I grew up during the decades of creative synergy between the Federal Republic of Germany and Czechoslovakia. Oh, did those Czechs make beautiful weapons TV programmes for children! Luzie, der Schrecken der Straße, Die Märchenbraut - and above all, Drei Nüsse für Aschenbrödel, which today enjoys a cult-following amongst nostalgic German thirty-somethings. This was a very happy time indeed.

For years all I wanted to do is learn Czech and say "ahoi" to my friends behind the iron curtain (Czechoslovakia never seemed very iron-curtainy to us because of those programmes - only like a mildly more grimy and old-fashioned Germany). Prague was like a far off wonderland where plasticine figures played pranks on neighbourhood bullies and Breughel paintings would come to life to jingling Mark Mothersbaugh-style soundtracks.

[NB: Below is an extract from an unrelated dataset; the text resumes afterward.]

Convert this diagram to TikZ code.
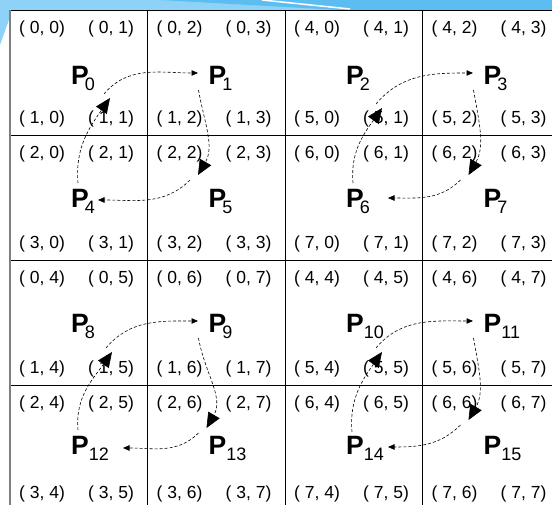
\documentclass[tikz,border=0pt]{standalone}
\usepackage{fontspec}
\setmainfont{Liberation Sans}
\usepackage{xcolor}
\usetikzlibrary{arrows.meta}
\definecolor{swooshlight}{HTML}{8ED2F8}
\definecolor{swooshdark}{HTML}{5CBDF0}
\newcommand{\pidx}[2][0pt]{\textbf{P}\kern#1\raisebox{-6pt}{\fontsize{18}{18}\selectfont\mdseries #2}}

\begin{document}
\begin{tikzpicture}[x=1pt, y=1pt,
    idx/.style={font=\fontsize{17.5}{18}\selectfont, anchor=base, inner sep=0pt},
    proc/.style={font=\fontsize{26.5}{27}\selectfont\bfseries, anchor=base west, inner sep=0pt},
    flow/.style={densely dashed, line width=0.6pt, -{Triangle[length=6.5pt,width=5.5pt]}},
    turn/.style={densely dashed, line width=0.6pt, -{Triangle[length=15pt,width=13pt]}},
    cellline/.style={line width=0.8pt}]
    \useasboundingbox (0,0) rectangle (552,505);

    % Slide swoosh
    \fill[swooshlight] (0,505) -- (552,505) -- (552,495) -- (10,495) -- (10,488) -- (0,460) -- cycle;
    \fill[swooshdark] (160,505) -- (552,505) -- (552,495) -- (340,495) -- cycle;
    \draw[white, line width=1.5pt] (262,505) -- (350,496);

    % Table lines
    \draw[cellline] (10,495) -- (552,495);
    \draw[cellline] (10,370) -- (552,370);
    \draw[cellline] (10,245) -- (552,245);
    \draw[cellline] (10,120) -- (552,120);
    \draw[cellline] (147.5,495) -- (147.5,0);
    \draw[cellline] (285,495) -- (285,0);
    \draw[cellline] (422.5,495) -- (422.5,0);
    \draw[gray, line width=1.5pt] (10,495) -- (10,0);

    % Row 0: P0 .. P3
    \node[idx] (s00) at (42,471) {( 0, 0)}; \node[idx] (s01) at (111,471) {( 0, 1)};
    \node[idx] (s10) at (42,381) {( 1, 0)}; \node[idx] (s11) at (111,381) {( 1, 1)};
    \node[idx] (s02) at (179.5,471) {( 0, 2)}; \node[idx] (s03) at (248.5,471) {( 0, 3)};
    \node[idx] (s12) at (179.5,381) {( 1, 2)}; \node[idx] (s13) at (248.5,381) {( 1, 3)};
    \node[idx] (s40) at (317,471) {( 4, 0)}; \node[idx] (s41) at (386,471) {( 4, 1)};
    \node[idx] (s50) at (317,381) {( 5, 0)}; \node[idx] (s51) at (386,381) {( 5, 1)};
    \node[idx] (s42) at (454.5,471) {( 4, 2)}; \node[idx] (s43) at (523.5,471) {( 4, 3)};
    \node[idx] (s52) at (454.5,381) {( 5, 2)}; \node[idx] (s53) at (523.5,381) {( 5, 3)};

    % Row 1: P4 .. P7
    \node[idx] (s20) at (42,346) {( 2, 0)}; \node[idx] (s21) at (111,346) {( 2, 1)};
    \node[idx] (s30) at (42,256) {( 3, 0)}; \node[idx] (s31) at (111,256) {( 3, 1)};
    \node[idx] (s22) at (179.5,346) {( 2, 2)}; \node[idx] (s23) at (248.5,346) {( 2, 3)};
    \node[idx] (s32) at (179.5,256) {( 3, 2)}; \node[idx] (s33) at (248.5,256) {( 3, 3)};
    \node[idx] (s60) at (317,346) {( 6, 0)}; \node[idx] (s61) at (386,346) {( 6, 1)};
    \node[idx] (s70) at (317,256) {( 7, 0)}; \node[idx] (s71) at (386,256) {( 7, 1)};
    \node[idx] (s62) at (454.5,346) {( 6, 2)}; \node[idx] (s63) at (523.5,346) {( 6, 3)};
    \node[idx] (s72) at (454.5,256) {( 7, 2)}; \node[idx] (s73) at (523.5,256) {( 7, 3)};

    % Row 2: P8 .. P11
    \node[idx] (s04) at (42,221) {( 0, 4)}; \node[idx] (s05) at (111,221) {( 0, 5)};
    \node[idx] (s14) at (42,131) {( 1, 4)}; \node[idx] (s15) at (111,131) {( 1, 5)};
    \node[idx] (s06) at (179.5,221) {( 0, 6)}; \node[idx] (s07) at (248.5,221) {( 0, 7)};
    \node[idx] (s16) at (179.5,131) {( 1, 6)}; \node[idx] (s17) at (248.5,131) {( 1, 7)};
    \node[idx] (s44) at (317,221) {( 4, 4)}; \node[idx] (s45) at (386,221) {( 4, 5)};
    \node[idx] (s54) at (317,131) {( 5, 4)}; \node[idx] (s55) at (386,131) {( 5, 5)};
    \node[idx] (s46) at (454.5,221) {( 4, 6)}; \node[idx] (s47) at (523.5,221) {( 4, 7)};
    \node[idx] (s56) at (454.5,131) {( 5, 6)}; \node[idx] (s57) at (523.5,131) {( 5, 7)};

    % Row 3: P12 .. P15
    \node[idx] (s24) at (42,96) {( 2, 4)}; \node[idx] (s25) at (111,96) {( 2, 5)};
    \node[idx] (s34) at (42,6) {( 3, 4)}; \node[idx] (s35) at (111,6) {( 3, 5)};
    \node[idx] (s26) at (179.5,96) {( 2, 6)}; \node[idx] (s27) at (248.5,96) {( 2, 7)};
    \node[idx] (s36) at (179.5,6) {( 3, 6)}; \node[idx] (s37) at (248.5,6) {( 3, 7)};
    \node[idx] (s64) at (317,96) {( 6, 4)}; \node[idx] (s65) at (386,96) {( 6, 5)};
    \node[idx] (s74) at (317,6) {( 7, 4)}; \node[idx] (s75) at (386,6) {( 7, 5)};
    \node[idx] (s66) at (454.5,96) {( 6, 6)}; \node[idx] (s67) at (523.5,96) {( 6, 7)};
    \node[idx] (s76) at (454.5,6) {( 7, 6)}; \node[idx] (s77) at (523.5,6) {( 7, 7)};

    % Processes
    \node[proc] (P0) at (71,420) {\pidx[-4pt]{0}};
    \node[proc] (P1) at (208.5,420) {\pidx[-4pt]{1}};
    \node[proc] (P2) at (346,420) {\pidx[-4pt]{2}};
    \node[proc] (P3) at (483.5,420) {\pidx[-4pt]{3}};
    \node[proc] (P4) at (71,297) {\pidx[-4pt]{4}};
    \node[proc] (P5) at (208.5,297) {\pidx[-4pt]{5}};
    \node[proc] (P6) at (346,297) {\pidx[-4pt]{6}};
    \node[proc] (P7) at (483.5,297) {\pidx[-4pt]{7}};
    \node[proc] (P8) at (71,172) {\pidx[-4pt]{8}};
    \node[proc] (P9) at (208.5,172) {\pidx[-4pt]{9}};
    \node[proc] (P10) at (346,172) {\pidx{10}};
    \node[proc] (P11) at (483.5,172) {\pidx{11}};
    \node[proc] (P12) at (71,50) {\pidx{12}};
    \node[proc] (P13) at (208.5,50) {\pidx{13}};
    \node[proc] (P14) at (346,50) {\pidx{14}};
    \node[proc] (P15) at (483.5,50) {\pidx{15}};

    % Ring P0 P1 P5 P4
    \draw[turn] ([shift={(7,25)}]P4.base west) to[out=95,in=235] ([shift={(39,-13)}]P0.base west);
    \draw[flow] ([shift={(33,-9)}]P0.base west) to[out=50,in=180] ([shift={(-10.5,12)}]P1.base west);
    \draw[turn] ([shift={(-10,-5)}]P1.base west) to[out=-80,in=60] ([shift={(-10.5,33)}]P5.base west);
    \draw[flow] ([shift={(-18.5,28)}]P5.base west) to[out=225,in=0] ([shift={(27,8)}]P4.base west);

    % Ring P2 P3 P7 P6
    \draw[turn] ([shift={(7,25)}]P6.base west) to[out=95,in=235] ([shift={(36,-23)}]P2.base west);
    \draw[flow] ([shift={(30,-19)}]P2.base west) to[out=50,in=180] ([shift={(-10.5,12)}]P3.base west);
    \draw[turn] ([shift={(-10,-5)}]P3.base west) to[out=-80,in=60] ([shift={(-15,33)}]P7.base west);
    \draw[flow] ([shift={(-23,28)}]P7.base west) to[out=225,in=0] ([shift={(42,10)}]P6.base west);

    % Ring P8 P9 P13 P12
    \draw[turn] ([shift={(7,25)}]P12.base west) to[out=95,in=235] ([shift={(41,-19)}]P8.base west);
    \draw[flow] ([shift={(35,-15)}]P8.base west) to[out=50,in=180] ([shift={(-10.5,12)}]P9.base west);
    \draw[turn] ([shift={(-10,-5)}]P9.base west) to[out=-80,in=60] ([shift={(-2,27)}]P13.base west);
    \draw[flow] ([shift={(-10,22)}]P13.base west) to[out=225,in=0] ([shift={(52,7)}]P12.base west);

    % Ring P10 P11 P15 P14
    \draw[turn] ([shift={(6,23)}]P14.base west) to[out=95,in=235] ([shift={(36,-19)}]P10.base west);
    \draw[flow] ([shift={(30,-15)}]P10.base west) to[out=50,in=180] ([shift={(-10.5,12)}]P11.base west);
    \draw[turn] ([shift={(-10,-5)}]P11.base west) to[out=-80,in=60] ([shift={(-15,35)}]P15.base west);
    \draw[flow] ([shift={(-23,30)}]P15.base west) to[out=225,in=0] ([shift={(42,8)}]P14.base west);
\end{tikzpicture}
\end{document}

People looked shoddy but were clearly happy - more open, witty and creative than us mollycoddled capitalists with our digital watches.

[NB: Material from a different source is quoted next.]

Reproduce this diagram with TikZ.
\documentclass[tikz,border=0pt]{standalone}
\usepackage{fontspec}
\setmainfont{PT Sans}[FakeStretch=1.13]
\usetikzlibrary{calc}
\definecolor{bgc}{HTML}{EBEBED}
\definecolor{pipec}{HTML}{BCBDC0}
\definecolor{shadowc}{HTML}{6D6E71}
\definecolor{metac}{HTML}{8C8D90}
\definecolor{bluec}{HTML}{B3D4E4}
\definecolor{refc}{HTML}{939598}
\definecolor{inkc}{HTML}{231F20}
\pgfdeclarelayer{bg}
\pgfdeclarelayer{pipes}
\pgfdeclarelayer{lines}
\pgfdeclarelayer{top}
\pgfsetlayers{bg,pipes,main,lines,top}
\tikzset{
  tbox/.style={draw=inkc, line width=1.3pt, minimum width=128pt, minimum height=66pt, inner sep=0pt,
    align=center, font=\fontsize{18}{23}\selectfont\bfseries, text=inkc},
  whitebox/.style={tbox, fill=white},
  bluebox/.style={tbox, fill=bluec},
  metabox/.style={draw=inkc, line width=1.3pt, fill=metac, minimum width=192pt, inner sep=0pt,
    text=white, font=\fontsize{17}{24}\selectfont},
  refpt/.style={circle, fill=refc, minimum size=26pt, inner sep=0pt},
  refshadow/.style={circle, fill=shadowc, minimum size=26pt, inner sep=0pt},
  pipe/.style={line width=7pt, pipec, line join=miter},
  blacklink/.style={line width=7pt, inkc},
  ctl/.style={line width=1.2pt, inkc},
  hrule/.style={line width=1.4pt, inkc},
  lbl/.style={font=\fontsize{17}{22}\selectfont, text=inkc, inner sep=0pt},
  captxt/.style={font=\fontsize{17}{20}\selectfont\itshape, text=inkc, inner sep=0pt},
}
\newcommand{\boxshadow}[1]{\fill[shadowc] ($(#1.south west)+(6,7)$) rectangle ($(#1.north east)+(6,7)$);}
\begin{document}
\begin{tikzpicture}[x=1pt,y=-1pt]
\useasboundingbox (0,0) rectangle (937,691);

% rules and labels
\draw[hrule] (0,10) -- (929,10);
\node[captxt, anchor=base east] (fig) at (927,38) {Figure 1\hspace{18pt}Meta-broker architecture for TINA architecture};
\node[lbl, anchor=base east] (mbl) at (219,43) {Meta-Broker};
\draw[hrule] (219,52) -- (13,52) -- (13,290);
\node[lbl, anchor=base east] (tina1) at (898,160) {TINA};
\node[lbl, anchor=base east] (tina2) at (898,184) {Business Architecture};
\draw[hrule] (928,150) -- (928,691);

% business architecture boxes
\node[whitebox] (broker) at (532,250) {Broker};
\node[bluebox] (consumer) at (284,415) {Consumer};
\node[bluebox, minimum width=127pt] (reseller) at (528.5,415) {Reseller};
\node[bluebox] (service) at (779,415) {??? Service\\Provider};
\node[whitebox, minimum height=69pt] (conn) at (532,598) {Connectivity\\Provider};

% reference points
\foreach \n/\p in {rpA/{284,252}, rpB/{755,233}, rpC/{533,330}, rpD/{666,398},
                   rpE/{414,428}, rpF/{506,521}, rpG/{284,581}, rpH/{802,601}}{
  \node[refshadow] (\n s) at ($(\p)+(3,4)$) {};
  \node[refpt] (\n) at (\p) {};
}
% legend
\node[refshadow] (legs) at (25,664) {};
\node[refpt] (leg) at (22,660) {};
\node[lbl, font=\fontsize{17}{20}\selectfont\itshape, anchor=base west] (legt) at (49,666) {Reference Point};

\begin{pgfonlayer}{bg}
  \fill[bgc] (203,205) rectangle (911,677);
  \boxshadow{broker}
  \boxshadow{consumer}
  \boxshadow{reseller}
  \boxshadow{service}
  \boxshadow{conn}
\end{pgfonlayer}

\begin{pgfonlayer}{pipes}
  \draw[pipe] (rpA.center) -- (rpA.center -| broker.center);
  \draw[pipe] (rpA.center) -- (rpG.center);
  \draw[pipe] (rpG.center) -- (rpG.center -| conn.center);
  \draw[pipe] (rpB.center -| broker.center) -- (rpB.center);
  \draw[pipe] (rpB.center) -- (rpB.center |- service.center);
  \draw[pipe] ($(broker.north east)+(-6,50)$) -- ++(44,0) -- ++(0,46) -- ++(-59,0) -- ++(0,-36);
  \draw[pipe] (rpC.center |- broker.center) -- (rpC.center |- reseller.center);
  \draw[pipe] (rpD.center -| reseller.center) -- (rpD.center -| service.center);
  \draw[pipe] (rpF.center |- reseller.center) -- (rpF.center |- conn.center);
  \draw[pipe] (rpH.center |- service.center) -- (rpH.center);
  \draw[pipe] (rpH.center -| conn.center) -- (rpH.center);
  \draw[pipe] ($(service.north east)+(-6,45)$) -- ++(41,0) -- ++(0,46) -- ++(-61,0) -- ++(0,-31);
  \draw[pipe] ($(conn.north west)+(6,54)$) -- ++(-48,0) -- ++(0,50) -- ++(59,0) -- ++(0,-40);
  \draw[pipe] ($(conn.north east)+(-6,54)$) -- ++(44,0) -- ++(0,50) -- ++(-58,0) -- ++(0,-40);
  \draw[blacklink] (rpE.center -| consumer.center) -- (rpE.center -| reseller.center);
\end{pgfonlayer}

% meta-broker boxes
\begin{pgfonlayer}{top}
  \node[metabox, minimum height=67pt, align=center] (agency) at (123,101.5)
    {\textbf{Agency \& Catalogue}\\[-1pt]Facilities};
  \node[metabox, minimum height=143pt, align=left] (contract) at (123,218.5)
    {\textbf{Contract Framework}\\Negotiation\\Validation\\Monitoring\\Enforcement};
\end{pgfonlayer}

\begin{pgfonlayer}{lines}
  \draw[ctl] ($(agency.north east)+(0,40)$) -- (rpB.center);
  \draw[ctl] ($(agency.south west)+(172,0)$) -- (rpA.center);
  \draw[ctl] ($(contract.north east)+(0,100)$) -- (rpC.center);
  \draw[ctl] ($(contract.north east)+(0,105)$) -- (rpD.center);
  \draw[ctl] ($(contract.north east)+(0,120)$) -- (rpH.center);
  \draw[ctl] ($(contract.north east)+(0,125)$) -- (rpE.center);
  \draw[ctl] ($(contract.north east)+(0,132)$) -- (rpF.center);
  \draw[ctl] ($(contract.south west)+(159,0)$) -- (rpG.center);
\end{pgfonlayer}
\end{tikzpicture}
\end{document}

I shed secret tears when the beautiful Dana Vavrova died two years ago of cancer, an actress whose career began in the Czech fairy tale TV circuit and who later on became well-known in Germany.

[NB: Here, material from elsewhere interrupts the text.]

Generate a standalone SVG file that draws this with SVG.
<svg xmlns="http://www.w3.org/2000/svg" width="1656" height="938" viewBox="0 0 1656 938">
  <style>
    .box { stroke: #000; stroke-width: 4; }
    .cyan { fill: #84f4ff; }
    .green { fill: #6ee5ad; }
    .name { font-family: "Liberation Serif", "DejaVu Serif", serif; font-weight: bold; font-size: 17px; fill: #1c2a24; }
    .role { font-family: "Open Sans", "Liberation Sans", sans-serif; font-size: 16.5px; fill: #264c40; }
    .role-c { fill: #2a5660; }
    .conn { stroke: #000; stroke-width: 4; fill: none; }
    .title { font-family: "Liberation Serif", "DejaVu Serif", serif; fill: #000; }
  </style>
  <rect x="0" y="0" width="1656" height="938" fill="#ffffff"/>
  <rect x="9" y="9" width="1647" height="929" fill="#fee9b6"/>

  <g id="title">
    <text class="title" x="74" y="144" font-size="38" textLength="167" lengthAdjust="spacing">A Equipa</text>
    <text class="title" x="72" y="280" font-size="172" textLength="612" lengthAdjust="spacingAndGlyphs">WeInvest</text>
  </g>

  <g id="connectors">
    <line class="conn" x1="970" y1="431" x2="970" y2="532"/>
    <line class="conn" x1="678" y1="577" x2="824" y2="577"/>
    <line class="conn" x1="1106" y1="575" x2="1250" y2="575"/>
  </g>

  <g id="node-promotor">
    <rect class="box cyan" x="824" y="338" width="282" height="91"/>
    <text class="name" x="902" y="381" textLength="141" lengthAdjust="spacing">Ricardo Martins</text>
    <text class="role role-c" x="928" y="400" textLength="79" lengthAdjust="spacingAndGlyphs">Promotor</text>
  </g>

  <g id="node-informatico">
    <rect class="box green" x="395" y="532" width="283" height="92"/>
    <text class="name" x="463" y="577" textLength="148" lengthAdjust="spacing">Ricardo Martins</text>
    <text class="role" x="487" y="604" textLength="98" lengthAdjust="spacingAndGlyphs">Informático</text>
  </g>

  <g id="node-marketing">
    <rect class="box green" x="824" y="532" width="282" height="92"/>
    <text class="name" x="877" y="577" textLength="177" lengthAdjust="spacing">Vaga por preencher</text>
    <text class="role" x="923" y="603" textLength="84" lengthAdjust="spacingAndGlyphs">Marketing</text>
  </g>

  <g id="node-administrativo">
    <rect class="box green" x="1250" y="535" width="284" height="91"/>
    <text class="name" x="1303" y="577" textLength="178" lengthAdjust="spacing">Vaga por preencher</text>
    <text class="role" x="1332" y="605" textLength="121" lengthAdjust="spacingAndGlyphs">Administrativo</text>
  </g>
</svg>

And I was deeply saddened to read today about the death of Zdenek Miler, another marvellously creative Czech, and father of the little mole beloved by generations of German children.



I remember watching these films in 8-mil versions in school.

Rest in peace, Zdenek Miler - you made so many of us very, very happy!

3 comments:

mikeovswinton said...

Sorry I missed this when it appeared. Just out of interest, when I was a child the BBC used to show a programme called the Singing Ringing Tree, which is a childhood memory for many of my generation. It didn't come from Czechoslovakia, but from the DDR. Did they show that in the old FDR? I rather guess not........

https://obscenedesserts.blogspot.com/ said...

"Das singende, klingende Bäumchen"? I think that film was even based on a traditional fairy tale, but I don't remember ever seeing it on TV when I was little. We didn't get much old DEFA stuff during my childhood. Czechoslovakia was just about ok (in fact, mildly cool and more liberal than the GDR). But now you can get all of this on DVD.

Having said that, because we lived in the "Zonengrenzgebiet" we did receive East German TV, and I watched it a bit. I remember seeing the _Dick Turpin_ series on East German TV - of course that was right up their street.

Odd, what kind of stuff was available in the GDR. I bought a copy of Doctorow's _Ragtime_ and short stories by Joyce Carol Oates (in translation) in East Berlin during a school trip (desperately trying to spend the money they made you exchange - which literally was unspendable). And a German-Swedish phrasebook, which seemed oddly cynical to me in those days.

No, I did not buy the collected works of Marx and Engels, nor Rosa Luxemburg's correspondence. I guess I ought to have.

mikeovswinton said...

I've asked my sister for Singing Ringing as my Christmas present this year, and should thank you for reminding me about it, and drawing me into the slightly weird world of Singing Ringing Tree fandom on the web. Its one of those things where you think "Was it only me..." and then discover that a whole generation was freaked out by the same thing. Can't wait to watch it again. Currently working my way through a series about a Private Detective hired by a local radio station to work for its listeners ("Shoestring") from 1979. The sheer weirdness of TV at times leaves me speechless.